Member of the Queensland Legislative Council
- In office 19 February 1920 – 23 March 1922

Personal details
- Born: Jeremiah Francis Donovan 1873 Cork, Ireland
- Died: 12 December 1949 (aged 75 or 76) Brisbane, Queensland, Australia
- Resting place: Toowong Cemetery
- Party: Labor
- Occupation: Police officer, publican

= Jeremiah Francis Donovan =

Australian politician (1873–1949)

Jeremiah Francis Donovan (1873 – 12 December 1949) was a member of the Queensland Legislative Council.

==Early life==
Donovan was born at Cork, Ireland to Cornelius Donovan and his wife Ellen (née Gallagher). Before leaving for Australia, he served with the Royal Irish Constabulary. He continued his police service in Queensland, where he joined the Queensland Police, specializing in fingerprinting.

==Political career==
When the Labour Party starting forming governments in Queensland, it found much of its legislation being blocked by a hostile Council, where members had been appointed for life by successive conservative governments. After a failed referendum in May 1917, Premier Ryan tried a new tactic, and later that year advised the Governor, Sir Hamilton John Goold-Adams, to appoint thirteen new members whose allegiance lay with Labour to the council. The council, however, continued to reject the government's money bills and in 1918 Ryan advised Goold-Adams to appoint additional Labour members, but this time he refused the request.

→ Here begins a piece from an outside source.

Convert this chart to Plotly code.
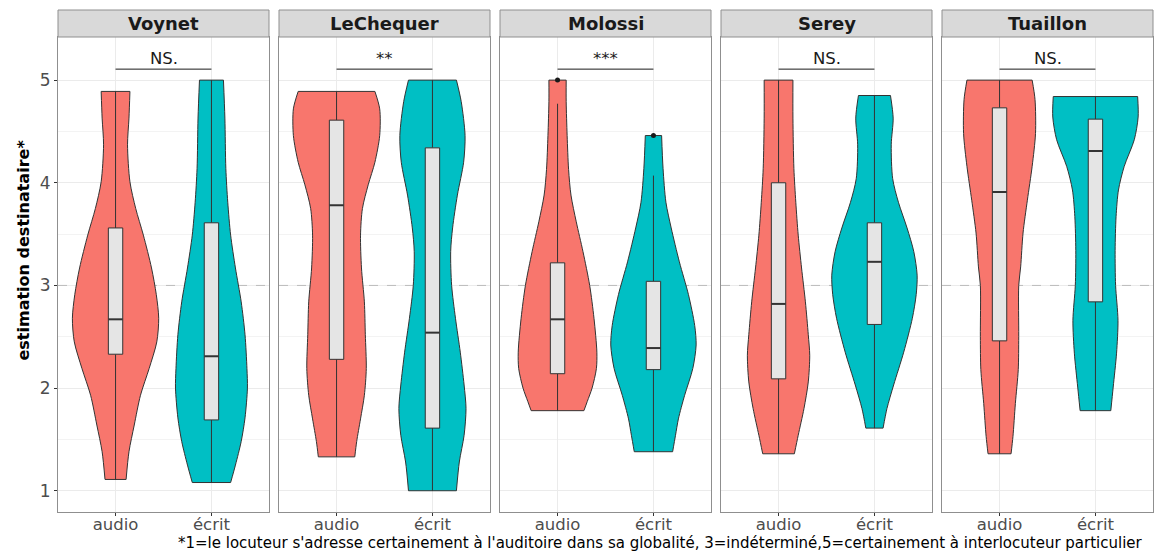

In 1920, the new Premier Ted Theodore appointed a further 14 new members to the Council with Donovan amongst the appointees. He served for two years until the council was abolished in March 1922.

==Personal life==
Donovan was proprietor of the Transcontinental, Treasury, and City View hotels in Brisbane.

Dying in December 1949, Donovan's funeral was held at St Stephen's Cathedral and proceeded to the Toowong Cemetery.